BEGIN Data segment

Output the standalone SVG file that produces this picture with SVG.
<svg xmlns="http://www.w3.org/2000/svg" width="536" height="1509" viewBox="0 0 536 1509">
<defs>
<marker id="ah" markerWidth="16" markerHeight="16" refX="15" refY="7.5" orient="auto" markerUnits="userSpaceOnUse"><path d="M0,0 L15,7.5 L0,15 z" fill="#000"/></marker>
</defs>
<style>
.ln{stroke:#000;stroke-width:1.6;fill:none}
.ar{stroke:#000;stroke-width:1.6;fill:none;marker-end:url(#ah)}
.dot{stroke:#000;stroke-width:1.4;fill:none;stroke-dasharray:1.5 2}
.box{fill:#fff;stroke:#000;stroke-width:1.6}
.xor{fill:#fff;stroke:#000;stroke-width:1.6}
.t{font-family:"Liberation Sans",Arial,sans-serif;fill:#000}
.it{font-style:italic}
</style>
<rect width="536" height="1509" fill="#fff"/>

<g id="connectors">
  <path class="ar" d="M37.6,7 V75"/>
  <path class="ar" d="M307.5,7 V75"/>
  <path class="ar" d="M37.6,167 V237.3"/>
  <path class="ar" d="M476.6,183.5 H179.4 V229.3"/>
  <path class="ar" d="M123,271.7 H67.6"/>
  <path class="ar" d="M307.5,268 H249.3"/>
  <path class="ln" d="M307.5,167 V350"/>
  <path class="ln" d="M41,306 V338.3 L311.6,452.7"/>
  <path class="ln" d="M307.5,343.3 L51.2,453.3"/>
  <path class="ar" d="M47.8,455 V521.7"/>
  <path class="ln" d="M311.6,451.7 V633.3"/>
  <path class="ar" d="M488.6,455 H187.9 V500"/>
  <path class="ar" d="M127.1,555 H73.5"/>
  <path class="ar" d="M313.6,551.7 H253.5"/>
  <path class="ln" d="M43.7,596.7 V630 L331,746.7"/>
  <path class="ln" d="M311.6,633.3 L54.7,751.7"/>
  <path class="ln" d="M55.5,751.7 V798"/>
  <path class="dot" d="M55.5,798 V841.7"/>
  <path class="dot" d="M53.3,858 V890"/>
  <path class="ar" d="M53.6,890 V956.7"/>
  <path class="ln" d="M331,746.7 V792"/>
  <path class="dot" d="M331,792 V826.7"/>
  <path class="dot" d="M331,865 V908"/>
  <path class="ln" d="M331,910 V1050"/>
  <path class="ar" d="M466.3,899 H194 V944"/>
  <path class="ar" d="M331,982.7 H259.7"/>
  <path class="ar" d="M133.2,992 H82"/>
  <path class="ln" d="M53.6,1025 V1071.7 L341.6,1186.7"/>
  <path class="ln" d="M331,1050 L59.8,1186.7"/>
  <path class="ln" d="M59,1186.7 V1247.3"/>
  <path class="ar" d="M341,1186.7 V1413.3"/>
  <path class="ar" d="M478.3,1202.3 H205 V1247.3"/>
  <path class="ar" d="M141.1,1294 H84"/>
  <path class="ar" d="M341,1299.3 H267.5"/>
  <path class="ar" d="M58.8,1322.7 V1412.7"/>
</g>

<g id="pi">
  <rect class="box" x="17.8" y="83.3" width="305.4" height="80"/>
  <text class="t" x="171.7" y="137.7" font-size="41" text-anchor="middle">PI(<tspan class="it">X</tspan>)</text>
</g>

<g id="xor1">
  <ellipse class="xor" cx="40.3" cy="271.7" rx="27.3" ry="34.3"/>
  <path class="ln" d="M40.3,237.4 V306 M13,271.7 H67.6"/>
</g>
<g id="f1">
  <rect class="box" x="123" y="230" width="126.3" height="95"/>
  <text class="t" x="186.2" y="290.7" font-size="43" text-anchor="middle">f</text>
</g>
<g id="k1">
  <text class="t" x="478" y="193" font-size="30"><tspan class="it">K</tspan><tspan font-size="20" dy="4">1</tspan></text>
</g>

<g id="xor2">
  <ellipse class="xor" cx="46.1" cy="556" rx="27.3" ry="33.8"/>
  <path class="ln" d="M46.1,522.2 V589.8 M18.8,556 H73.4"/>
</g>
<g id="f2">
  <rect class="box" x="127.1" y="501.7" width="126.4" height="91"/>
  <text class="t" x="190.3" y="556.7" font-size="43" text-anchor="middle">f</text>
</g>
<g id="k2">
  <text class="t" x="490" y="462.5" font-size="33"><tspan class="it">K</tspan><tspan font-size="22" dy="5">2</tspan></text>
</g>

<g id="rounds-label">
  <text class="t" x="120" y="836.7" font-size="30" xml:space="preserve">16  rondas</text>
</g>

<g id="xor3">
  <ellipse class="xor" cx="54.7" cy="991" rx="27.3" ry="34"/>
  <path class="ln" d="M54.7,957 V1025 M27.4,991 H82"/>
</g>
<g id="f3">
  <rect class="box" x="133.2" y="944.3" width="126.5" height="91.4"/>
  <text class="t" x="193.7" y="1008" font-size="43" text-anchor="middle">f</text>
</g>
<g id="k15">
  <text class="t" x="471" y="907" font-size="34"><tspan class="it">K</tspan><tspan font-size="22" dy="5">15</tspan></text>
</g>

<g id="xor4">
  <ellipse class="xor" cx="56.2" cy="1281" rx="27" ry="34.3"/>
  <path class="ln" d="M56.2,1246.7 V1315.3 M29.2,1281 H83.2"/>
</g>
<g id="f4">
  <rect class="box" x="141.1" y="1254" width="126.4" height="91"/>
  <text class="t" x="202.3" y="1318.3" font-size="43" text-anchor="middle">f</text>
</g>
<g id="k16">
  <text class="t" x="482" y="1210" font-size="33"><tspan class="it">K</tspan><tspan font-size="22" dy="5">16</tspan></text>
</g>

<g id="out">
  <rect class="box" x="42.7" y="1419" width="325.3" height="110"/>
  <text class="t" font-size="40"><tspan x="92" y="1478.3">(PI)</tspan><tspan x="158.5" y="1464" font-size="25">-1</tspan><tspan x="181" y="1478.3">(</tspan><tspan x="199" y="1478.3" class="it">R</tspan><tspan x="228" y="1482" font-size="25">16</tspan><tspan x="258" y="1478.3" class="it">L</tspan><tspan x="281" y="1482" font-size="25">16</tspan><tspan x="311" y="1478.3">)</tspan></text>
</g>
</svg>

END Data segment

## Exercise goal
Print the whole listing exactly as it is.

## Task solution
Output the standalone SVG file that produces this picture with SVG.
<svg xmlns="http://www.w3.org/2000/svg" width="536" height="1509" viewBox="0 0 536 1509">
<defs>
<marker id="ah" markerWidth="16" markerHeight="16" refX="15" refY="7.5" orient="auto" markerUnits="userSpaceOnUse"><path d="M0,0 L15,7.5 L0,15 z" fill="#000"/></marker>
</defs>
<style>
.ln{stroke:#000;stroke-width:1.6;fill:none}
.ar{stroke:#000;stroke-width:1.6;fill:none;marker-end:url(#ah)}
.dot{stroke:#000;stroke-width:1.4;fill:none;stroke-dasharray:1.5 2}
.box{fill:#fff;stroke:#000;stroke-width:1.6}
.xor{fill:#fff;stroke:#000;stroke-width:1.6}
.t{font-family:"Liberation Sans",Arial,sans-serif;fill:#000}
.it{font-style:italic}
</style>
<rect width="536" height="1509" fill="#fff"/>

<g id="connectors">
  <path class="ar" d="M37.6,7 V75"/>
  <path class="ar" d="M307.5,7 V75"/>
  <path class="ar" d="M37.6,167 V237.3"/>
  <path class="ar" d="M476.6,183.5 H179.4 V229.3"/>
  <path class="ar" d="M123,271.7 H67.6"/>
  <path class="ar" d="M307.5,268 H249.3"/>
  <path class="ln" d="M307.5,167 V350"/>
  <path class="ln" d="M41,306 V338.3 L311.6,452.7"/>
  <path class="ln" d="M307.5,343.3 L51.2,453.3"/>
  <path class="ar" d="M47.8,455 V521.7"/>
  <path class="ln" d="M311.6,451.7 V633.3"/>
  <path class="ar" d="M488.6,455 H187.9 V500"/>
  <path class="ar" d="M127.1,555 H73.5"/>
  <path class="ar" d="M313.6,551.7 H253.5"/>
  <path class="ln" d="M43.7,596.7 V630 L331,746.7"/>
  <path class="ln" d="M311.6,633.3 L54.7,751.7"/>
  <path class="ln" d="M55.5,751.7 V798"/>
  <path class="dot" d="M55.5,798 V841.7"/>
  <path class="dot" d="M53.3,858 V890"/>
  <path class="ar" d="M53.6,890 V956.7"/>
  <path class="ln" d="M331,746.7 V792"/>
  <path class="dot" d="M331,792 V826.7"/>
  <path class="dot" d="M331,865 V908"/>
  <path class="ln" d="M331,910 V1050"/>
  <path class="ar" d="M466.3,899 H194 V944"/>
  <path class="ar" d="M331,982.7 H259.7"/>
  <path class="ar" d="M133.2,992 H82"/>
  <path class="ln" d="M53.6,1025 V1071.7 L341.6,1186.7"/>
  <path class="ln" d="M331,1050 L59.8,1186.7"/>
  <path class="ln" d="M59,1186.7 V1247.3"/>
  <path class="ar" d="M341,1186.7 V1413.3"/>
  <path class="ar" d="M478.3,1202.3 H205 V1247.3"/>
  <path class="ar" d="M141.1,1294 H84"/>
  <path class="ar" d="M341,1299.3 H267.5"/>
  <path class="ar" d="M58.8,1322.7 V1412.7"/>
</g>

<g id="pi">
  <rect class="box" x="17.8" y="83.3" width="305.4" height="80"/>
  <text class="t" x="171.7" y="137.7" font-size="41" text-anchor="middle">PI(<tspan class="it">X</tspan>)</text>
</g>

<g id="xor1">
  <ellipse class="xor" cx="40.3" cy="271.7" rx="27.3" ry="34.3"/>
  <path class="ln" d="M40.3,237.4 V306 M13,271.7 H67.6"/>
</g>
<g id="f1">
  <rect class="box" x="123" y="230" width="126.3" height="95"/>
  <text class="t" x="186.2" y="290.7" font-size="43" text-anchor="middle">f</text>
</g>
<g id="k1">
  <text class="t" x="478" y="193" font-size="30"><tspan class="it">K</tspan><tspan font-size="20" dy="4">1</tspan></text>
</g>

<g id="xor2">
  <ellipse class="xor" cx="46.1" cy="556" rx="27.3" ry="33.8"/>
  <path class="ln" d="M46.1,522.2 V589.8 M18.8,556 H73.4"/>
</g>
<g id="f2">
  <rect class="box" x="127.1" y="501.7" width="126.4" height="91"/>
  <text class="t" x="190.3" y="556.7" font-size="43" text-anchor="middle">f</text>
</g>
<g id="k2">
  <text class="t" x="490" y="462.5" font-size="33"><tspan class="it">K</tspan><tspan font-size="22" dy="5">2</tspan></text>
</g>

<g id="rounds-label">
  <text class="t" x="120" y="836.7" font-size="30" xml:space="preserve">16  rondas</text>
</g>

<g id="xor3">
  <ellipse class="xor" cx="54.7" cy="991" rx="27.3" ry="34"/>
  <path class="ln" d="M54.7,957 V1025 M27.4,991 H82"/>
</g>
<g id="f3">
  <rect class="box" x="133.2" y="944.3" width="126.5" height="91.4"/>
  <text class="t" x="193.7" y="1008" font-size="43" text-anchor="middle">f</text>
</g>
<g id="k15">
  <text class="t" x="471" y="907" font-size="34"><tspan class="it">K</tspan><tspan font-size="22" dy="5">15</tspan></text>
</g>

<g id="xor4">
  <ellipse class="xor" cx="56.2" cy="1281" rx="27" ry="34.3"/>
  <path class="ln" d="M56.2,1246.7 V1315.3 M29.2,1281 H83.2"/>
</g>
<g id="f4">
  <rect class="box" x="141.1" y="1254" width="126.4" height="91"/>
  <text class="t" x="202.3" y="1318.3" font-size="43" text-anchor="middle">f</text>
</g>
<g id="k16">
  <text class="t" x="482" y="1210" font-size="33"><tspan class="it">K</tspan><tspan font-size="22" dy="5">16</tspan></text>
</g>

<g id="out">
  <rect class="box" x="42.7" y="1419" width="325.3" height="110"/>
  <text class="t" font-size="40"><tspan x="92" y="1478.3">(PI)</tspan><tspan x="158.5" y="1464" font-size="25">-1</tspan><tspan x="181" y="1478.3">(</tspan><tspan x="199" y="1478.3" class="it">R</tspan><tspan x="228" y="1482" font-size="25">16</tspan><tspan x="258" y="1478.3" class="it">L</tspan><tspan x="281" y="1482" font-size="25">16</tspan><tspan x="311" y="1478.3">)</tspan></text>
</g>
</svg>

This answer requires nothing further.